As bad as Charlie Weis' tenure at Notre Dame has been, there has been one historical vindication associated with it: It hasn't been nearly as bad as Tyrone Willingham's short stint at Washington. In the four years since Willingham's firing from Notre Dame, he has led UW to an abysmal 11-36 record (eesh) and no bowl games. It's been an utter disaster.
Of course, Notre Dame fans would say the same about Weis' tenure, but at the very least, those that supported the Willingham termination can feel a little bit better about their decision. Sure, it's bad now. But imagine how much worse it could have been.
Still, in considering both coaches' failures, and futures, it's important to keep in mind how little time is usually given to college coaches. It takes time to build a program, or at least it should -- we are invariably wary of people who can turn programs around in one or two years -- and most coaches, provided they're not as bad as, say, Tyrone Willingham, should get a fourth or fifth year to prove themselves.
And wouldn't you know it? Ty agrees:
"It's not just my issue, it's a college football issue — we have to give coaches a chance to do their job," Willingham said Thursday from Seattle, where he recently was fired as the University of Washington's coach after four seasons, the last of them winless.
"Because now we have coaches … especially some of the minority coaches … they are losing their jobs after 21/2 years. That's not right."

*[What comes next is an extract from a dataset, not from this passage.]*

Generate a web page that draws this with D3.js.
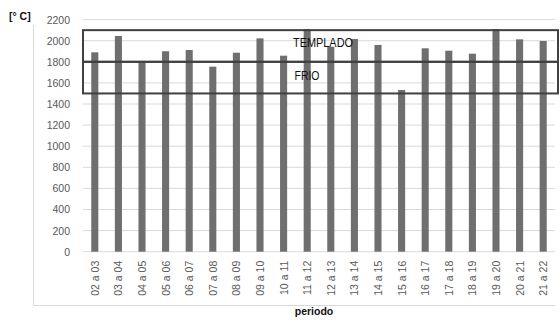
<!DOCTYPE html>
<html>
<head>
<meta charset="utf-8">
<script src="https://cdn.jsdelivr.net/npm/d3@7"></script>
<style>
  body { margin: 0; background: #fff; }
  svg { font-family: "Liberation Sans", Arial, sans-serif; }
</style>
</head>
<body>
<svg id="chart" width="560" height="322"></svg>
<script>
let periods = ["02 a 03", "03 a 04", "04 a 05", "05 a 06", "06 a 07", "07 a 08", "08 a 09",
    "09 a 10", "10 a 11", "11 a 12", "12 a 13", "13 a 14", "14 a 15", "15 a 16", "16 a 17",
    "17 a 18", "18 a 19", "19 a 20", "20 a 21", "21 a 22"];
let temps = [1890, 2045, 1790, 1900, 1912, 1754, 1886, 2022, 1858, 2110, 1943, 2016,
    1960, 1533, 1928, 1905, 1877, 2110, 2013, 1997];
let yTicks = [0, 200, 400, 600, 800, 1000, 1200, 1400, 1600, 1800, 2000, 2200];
let zones = [
    { name: "TEMPLADO", lo: 1800, hi: 2100 },
    { name: "FRIO", lo: 1500, hi: 1800 }
];

function render() {
    let svg = d3.select("#chart");
    let margin = { top: 19.6, left: 83, right: 5, bottom: 70 };
    let width = 560 - margin.left - margin.right;
    let height = 251.7 - margin.top;

    let xScale = d3.scaleBand().domain(periods).range([0, width]).paddingInner(0.7).paddingOuter(0.35);
    let yScale = d3.scaleLinear().domain([0, 2200]).range([height, 0]);

    // outer chart frame (left + bottom)
    svg.append("path")
        .attr("d", "M33.5,25V305.5H555")
        .attr("fill", "none")
        .attr("stroke", "#d9d9d9")
        .attr("stroke-width", 1);

    let g = svg.append("g")
        .attr("transform", "translate(" + margin.left + "," + margin.top + ")");

    g.selectAll(".grid")
        .data(yTicks)
        .enter()
        .append("line")
        .attr("x1", 0)
        .attr("x2", width)
        .attr("y1", d => yScale(d))
        .attr("y2", d => yScale(d))
        .attr("stroke", "#d9d9d9")
        .attr("stroke-width", 1);

    g.selectAll(".ylab")
        .data(yTicks)
        .enter()
        .append("text")
        .attr("x", -13)
        .attr("y", d => yScale(d) + 4)
        .attr("text-anchor", "end")
        .attr("font-size", "10.5px")
        .attr("fill", "#595959")
        .text(d => d);

    g.selectAll(".bar")
        .data(temps)
        .enter()
        .append("rect")
        .attr("x", (d, i) => xScale(periods[i]))
        .attr("width", xScale.bandwidth())
        .attr("y", d => yScale(d))
        .attr("height", d => height - yScale(d))
        .attr("fill", "#6f6f6f");

    g.selectAll(".xlab")
        .data(periods)
        .enter()
        .append("text")
        .attr("transform", d => "translate(" + (xScale(d) + xScale.bandwidth() / 2 + 4) + "," + (height + 9) + ") rotate(-90)")
        .attr("text-anchor", "end")
        .attr("font-size", "10.5px")
        .attr("fill", "#595959")
        .text(d => d);

    g.selectAll(".zone")
        .data(zones)
        .enter()
        .append("rect")
        .attr("x", 0)
        .attr("width", width + 3)
        .attr("y", d => yScale(d.hi))
        .attr("height", d => yScale(d.lo) - yScale(d.hi))
        .attr("fill", "none")
        .attr("stroke", "#404040")
        .attr("stroke-width", 2);

    g.selectAll(".zlab")
        .data(zones)
        .enter()
        .append("text")
        .attr("x", (d, i) => i == 0 ? 240 : 224)
        .attr("y", (d, i) => yScale(d.hi) + (i == 0 ? 17 : 18))
        .attr("text-anchor", "middle")
        .attr("font-size", "12px")
        .attr("fill", "#111")
        .attr("textLength", (d, i) => i == 0 ? 60 : 25)
        .attr("lengthAdjust", "spacingAndGlyphs")
        .text(d => d.name);

    svg.append("text")
        .attr("x", 9)
        .attr("y", 20)
        .attr("font-size", "10.5px")
        .attr("font-weight", "bold")
        .attr("fill", "#111")
        .text("[° C]");

    svg.append("text")
        .attr("x", 314)
        .attr("y", 315)
        .attr("text-anchor", "middle")
        .attr("font-size", "10.5px")
        .attr("font-weight", "bold")
        .attr("fill", "#111")
        .text("periodo");
}

render();
</script>
</body>
</html>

I'm not sure the issue is especially related to minority coaches; unfortunately, there aren't enough minority coaches to even be victimized by this sort of thing. (There aren't minority coaches, period, one of the great continuing shames of the college football hiring infrastructure.) But in a general sense, Willingham is right. Coaches do deserve more time, and the expectations that lead to firing coaches after two or three years also lead to coaches desire for a quick, often illegal, fix. In college sports, nothing should come that quickly.